Starting at the first line of the listing below, repeat each line up to and including the one containing "W, H = 1059 - PAGE_OFFSET, 745 - PAGE_OFFSET". Leave out pictures.
---
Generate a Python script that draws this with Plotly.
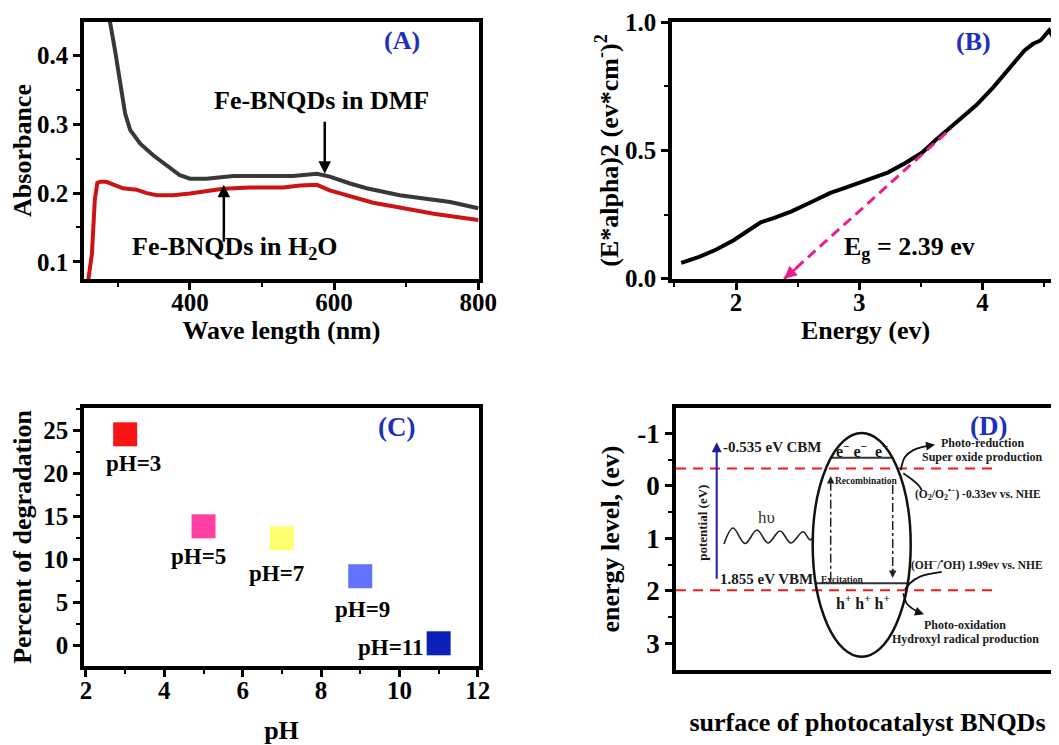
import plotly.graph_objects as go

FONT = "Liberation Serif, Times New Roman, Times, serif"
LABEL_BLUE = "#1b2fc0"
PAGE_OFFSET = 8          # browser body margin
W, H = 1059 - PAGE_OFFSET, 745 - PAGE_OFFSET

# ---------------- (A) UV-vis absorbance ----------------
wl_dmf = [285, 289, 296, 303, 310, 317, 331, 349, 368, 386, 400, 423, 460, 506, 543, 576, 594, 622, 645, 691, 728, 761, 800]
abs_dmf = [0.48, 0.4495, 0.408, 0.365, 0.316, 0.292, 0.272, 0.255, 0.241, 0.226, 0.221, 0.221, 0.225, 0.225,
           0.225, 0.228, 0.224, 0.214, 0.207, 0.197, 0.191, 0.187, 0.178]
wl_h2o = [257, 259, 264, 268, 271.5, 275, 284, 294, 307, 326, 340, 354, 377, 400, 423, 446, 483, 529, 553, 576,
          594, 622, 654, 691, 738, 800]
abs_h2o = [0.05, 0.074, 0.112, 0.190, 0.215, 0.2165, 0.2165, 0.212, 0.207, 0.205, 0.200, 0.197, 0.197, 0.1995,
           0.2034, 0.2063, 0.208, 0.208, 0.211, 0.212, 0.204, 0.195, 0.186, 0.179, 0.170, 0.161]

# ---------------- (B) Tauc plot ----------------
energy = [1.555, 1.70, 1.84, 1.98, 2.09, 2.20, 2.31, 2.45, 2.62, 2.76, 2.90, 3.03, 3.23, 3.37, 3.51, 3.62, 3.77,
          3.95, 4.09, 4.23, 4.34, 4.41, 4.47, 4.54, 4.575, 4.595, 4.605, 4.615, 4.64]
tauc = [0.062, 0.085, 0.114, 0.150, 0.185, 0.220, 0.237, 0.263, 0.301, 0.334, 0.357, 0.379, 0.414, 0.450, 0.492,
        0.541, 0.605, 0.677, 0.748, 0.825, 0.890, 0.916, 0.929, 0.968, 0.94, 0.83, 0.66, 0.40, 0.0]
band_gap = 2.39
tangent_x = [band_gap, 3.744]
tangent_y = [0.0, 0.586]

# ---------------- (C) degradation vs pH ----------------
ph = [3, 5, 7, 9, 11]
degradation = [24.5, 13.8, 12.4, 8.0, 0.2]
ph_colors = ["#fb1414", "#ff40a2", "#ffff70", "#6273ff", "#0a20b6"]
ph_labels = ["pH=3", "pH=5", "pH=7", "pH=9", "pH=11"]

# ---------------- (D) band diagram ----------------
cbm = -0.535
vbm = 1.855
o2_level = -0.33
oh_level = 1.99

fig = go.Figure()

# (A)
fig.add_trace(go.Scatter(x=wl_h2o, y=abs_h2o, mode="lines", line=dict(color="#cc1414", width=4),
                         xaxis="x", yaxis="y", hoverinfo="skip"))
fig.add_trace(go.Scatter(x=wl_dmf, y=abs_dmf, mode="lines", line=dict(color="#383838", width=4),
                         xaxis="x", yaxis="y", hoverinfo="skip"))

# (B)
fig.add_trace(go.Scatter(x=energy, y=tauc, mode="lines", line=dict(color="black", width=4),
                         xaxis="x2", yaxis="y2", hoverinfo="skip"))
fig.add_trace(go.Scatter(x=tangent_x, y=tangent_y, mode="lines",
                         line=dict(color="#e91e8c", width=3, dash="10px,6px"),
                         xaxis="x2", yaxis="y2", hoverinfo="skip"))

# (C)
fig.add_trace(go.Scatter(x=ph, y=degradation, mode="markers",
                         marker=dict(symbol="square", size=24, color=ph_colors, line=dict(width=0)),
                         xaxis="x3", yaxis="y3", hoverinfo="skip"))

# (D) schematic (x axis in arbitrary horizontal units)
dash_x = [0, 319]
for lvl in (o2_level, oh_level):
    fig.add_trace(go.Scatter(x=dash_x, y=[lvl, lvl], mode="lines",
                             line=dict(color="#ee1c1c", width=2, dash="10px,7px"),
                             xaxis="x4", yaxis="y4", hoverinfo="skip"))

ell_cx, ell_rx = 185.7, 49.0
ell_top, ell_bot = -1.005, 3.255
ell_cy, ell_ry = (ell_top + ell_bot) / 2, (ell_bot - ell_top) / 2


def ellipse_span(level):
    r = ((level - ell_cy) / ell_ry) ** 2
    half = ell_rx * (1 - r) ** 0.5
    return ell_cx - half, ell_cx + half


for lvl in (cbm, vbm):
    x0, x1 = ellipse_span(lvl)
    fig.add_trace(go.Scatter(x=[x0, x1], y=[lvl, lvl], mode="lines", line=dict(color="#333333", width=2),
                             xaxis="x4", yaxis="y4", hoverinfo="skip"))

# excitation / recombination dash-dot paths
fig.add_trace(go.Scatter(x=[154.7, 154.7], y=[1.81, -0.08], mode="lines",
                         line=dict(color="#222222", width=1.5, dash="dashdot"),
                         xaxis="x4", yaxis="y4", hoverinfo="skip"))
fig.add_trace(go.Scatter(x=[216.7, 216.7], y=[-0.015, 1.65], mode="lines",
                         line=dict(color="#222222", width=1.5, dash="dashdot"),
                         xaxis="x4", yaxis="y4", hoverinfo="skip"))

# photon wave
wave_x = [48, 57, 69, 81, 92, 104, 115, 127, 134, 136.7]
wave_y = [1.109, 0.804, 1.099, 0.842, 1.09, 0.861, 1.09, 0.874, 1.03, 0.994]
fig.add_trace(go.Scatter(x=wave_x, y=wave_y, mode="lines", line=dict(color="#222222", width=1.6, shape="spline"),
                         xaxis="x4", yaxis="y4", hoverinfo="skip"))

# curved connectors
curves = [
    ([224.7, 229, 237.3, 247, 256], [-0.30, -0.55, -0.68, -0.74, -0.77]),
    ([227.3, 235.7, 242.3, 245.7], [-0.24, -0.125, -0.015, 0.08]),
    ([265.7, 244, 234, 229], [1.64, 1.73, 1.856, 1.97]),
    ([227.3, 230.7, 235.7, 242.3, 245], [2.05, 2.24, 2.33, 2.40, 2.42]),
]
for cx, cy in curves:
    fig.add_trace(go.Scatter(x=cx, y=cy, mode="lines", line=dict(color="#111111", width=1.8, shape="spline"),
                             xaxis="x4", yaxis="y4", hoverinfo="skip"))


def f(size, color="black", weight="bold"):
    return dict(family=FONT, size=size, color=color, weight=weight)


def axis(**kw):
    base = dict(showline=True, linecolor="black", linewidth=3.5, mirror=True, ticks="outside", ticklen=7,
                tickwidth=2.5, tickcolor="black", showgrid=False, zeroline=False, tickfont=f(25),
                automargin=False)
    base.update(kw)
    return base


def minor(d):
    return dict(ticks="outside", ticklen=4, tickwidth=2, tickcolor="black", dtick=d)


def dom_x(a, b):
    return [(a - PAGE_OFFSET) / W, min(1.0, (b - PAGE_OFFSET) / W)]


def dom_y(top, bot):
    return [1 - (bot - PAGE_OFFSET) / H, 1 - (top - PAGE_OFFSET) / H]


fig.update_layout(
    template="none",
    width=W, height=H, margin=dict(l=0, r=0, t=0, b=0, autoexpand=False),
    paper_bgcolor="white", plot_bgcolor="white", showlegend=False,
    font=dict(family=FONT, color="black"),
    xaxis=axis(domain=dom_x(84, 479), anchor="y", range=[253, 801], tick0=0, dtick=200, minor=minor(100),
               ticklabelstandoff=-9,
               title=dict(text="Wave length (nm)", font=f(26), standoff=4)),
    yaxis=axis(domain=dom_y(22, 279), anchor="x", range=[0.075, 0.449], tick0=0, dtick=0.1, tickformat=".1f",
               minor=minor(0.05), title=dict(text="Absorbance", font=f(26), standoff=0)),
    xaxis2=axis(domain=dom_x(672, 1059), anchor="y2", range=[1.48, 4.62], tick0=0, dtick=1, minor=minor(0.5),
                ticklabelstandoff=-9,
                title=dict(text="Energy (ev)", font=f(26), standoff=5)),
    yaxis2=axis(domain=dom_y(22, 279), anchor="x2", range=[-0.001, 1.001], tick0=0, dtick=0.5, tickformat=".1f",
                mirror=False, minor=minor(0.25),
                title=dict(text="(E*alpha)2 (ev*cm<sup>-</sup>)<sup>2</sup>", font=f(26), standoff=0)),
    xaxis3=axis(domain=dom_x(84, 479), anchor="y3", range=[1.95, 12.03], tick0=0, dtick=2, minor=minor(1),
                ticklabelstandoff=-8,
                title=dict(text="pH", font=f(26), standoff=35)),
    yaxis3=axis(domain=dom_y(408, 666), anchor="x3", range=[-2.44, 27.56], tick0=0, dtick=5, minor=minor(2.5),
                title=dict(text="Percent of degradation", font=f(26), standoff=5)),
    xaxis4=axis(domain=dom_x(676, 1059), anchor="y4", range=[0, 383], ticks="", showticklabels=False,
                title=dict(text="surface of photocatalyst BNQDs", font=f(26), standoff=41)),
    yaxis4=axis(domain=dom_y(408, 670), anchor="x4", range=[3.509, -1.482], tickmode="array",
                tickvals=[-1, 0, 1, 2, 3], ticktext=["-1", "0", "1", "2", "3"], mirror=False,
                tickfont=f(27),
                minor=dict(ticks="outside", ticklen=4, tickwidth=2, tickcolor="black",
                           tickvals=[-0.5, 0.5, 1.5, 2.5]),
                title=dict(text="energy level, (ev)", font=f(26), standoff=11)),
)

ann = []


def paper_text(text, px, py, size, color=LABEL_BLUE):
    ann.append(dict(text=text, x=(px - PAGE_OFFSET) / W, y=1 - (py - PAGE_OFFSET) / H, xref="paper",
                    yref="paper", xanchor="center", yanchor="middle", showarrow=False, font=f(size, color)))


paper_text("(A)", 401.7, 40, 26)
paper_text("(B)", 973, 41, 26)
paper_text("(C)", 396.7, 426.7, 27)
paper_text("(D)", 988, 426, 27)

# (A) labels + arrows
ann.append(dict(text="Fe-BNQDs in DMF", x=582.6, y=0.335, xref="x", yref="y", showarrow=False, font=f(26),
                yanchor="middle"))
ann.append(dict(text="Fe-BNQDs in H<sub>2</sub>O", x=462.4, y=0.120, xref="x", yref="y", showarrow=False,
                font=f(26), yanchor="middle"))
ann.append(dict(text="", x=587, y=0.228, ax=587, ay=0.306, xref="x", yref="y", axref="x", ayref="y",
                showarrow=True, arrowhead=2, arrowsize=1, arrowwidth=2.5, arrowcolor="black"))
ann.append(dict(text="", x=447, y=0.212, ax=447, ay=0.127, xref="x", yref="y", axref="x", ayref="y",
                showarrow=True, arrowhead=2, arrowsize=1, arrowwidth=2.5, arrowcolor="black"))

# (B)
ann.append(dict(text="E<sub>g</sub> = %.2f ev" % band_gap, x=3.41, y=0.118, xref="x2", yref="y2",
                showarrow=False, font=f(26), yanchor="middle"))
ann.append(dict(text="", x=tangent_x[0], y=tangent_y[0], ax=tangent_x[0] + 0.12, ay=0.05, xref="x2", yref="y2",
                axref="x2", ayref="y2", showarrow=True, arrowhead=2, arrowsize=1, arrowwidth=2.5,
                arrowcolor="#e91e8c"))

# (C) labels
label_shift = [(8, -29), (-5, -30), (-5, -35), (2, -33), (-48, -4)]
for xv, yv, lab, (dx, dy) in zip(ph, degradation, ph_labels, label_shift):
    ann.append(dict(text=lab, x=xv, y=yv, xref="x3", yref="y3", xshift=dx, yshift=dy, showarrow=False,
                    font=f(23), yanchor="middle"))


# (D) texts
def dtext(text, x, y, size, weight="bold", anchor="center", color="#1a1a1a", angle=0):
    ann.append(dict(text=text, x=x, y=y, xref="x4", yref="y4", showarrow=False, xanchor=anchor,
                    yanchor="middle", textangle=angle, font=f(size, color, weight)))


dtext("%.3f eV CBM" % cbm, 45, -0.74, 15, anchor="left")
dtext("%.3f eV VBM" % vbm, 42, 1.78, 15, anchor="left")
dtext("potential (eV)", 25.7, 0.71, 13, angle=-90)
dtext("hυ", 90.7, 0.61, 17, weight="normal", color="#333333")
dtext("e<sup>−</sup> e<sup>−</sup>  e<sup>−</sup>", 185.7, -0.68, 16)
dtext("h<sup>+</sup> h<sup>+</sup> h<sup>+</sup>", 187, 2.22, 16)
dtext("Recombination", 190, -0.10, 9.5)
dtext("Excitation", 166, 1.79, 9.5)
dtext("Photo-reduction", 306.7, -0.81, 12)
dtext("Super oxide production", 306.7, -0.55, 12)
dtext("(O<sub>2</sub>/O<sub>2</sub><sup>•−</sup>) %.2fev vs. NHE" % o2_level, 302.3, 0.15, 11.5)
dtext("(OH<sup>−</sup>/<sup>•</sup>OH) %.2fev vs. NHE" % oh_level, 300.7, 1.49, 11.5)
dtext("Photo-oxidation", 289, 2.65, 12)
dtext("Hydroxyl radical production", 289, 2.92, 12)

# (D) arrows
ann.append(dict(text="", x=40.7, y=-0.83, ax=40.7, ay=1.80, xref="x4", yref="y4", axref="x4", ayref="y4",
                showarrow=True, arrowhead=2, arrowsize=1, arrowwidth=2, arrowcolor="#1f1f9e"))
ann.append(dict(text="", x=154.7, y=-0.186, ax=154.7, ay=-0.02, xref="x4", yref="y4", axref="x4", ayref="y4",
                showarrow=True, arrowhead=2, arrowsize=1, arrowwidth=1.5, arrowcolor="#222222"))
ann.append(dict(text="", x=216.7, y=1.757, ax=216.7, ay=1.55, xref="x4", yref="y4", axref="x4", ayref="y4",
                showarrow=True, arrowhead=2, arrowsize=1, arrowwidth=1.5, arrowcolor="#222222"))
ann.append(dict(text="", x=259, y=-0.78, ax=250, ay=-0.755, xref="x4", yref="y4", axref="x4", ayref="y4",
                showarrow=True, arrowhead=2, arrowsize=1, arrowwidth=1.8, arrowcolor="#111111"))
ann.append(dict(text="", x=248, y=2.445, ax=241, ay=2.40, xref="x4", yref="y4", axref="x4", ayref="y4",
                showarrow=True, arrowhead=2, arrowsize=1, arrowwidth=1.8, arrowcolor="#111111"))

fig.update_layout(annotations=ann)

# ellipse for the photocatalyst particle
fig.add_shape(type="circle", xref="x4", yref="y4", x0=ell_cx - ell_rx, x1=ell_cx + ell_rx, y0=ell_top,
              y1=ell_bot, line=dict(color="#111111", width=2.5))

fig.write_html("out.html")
---
| Result of this exercise |
Generate a Python script that draws this with Plotly.
import plotly.graph_objects as go

FONT = "Liberation Serif, Times New Roman, Times, serif"
LABEL_BLUE = "#1b2fc0"
PAGE_OFFSET = 8          # browser body margin
W, H = 1059 - PAGE_OFFSET, 745 - PAGE_OFFSET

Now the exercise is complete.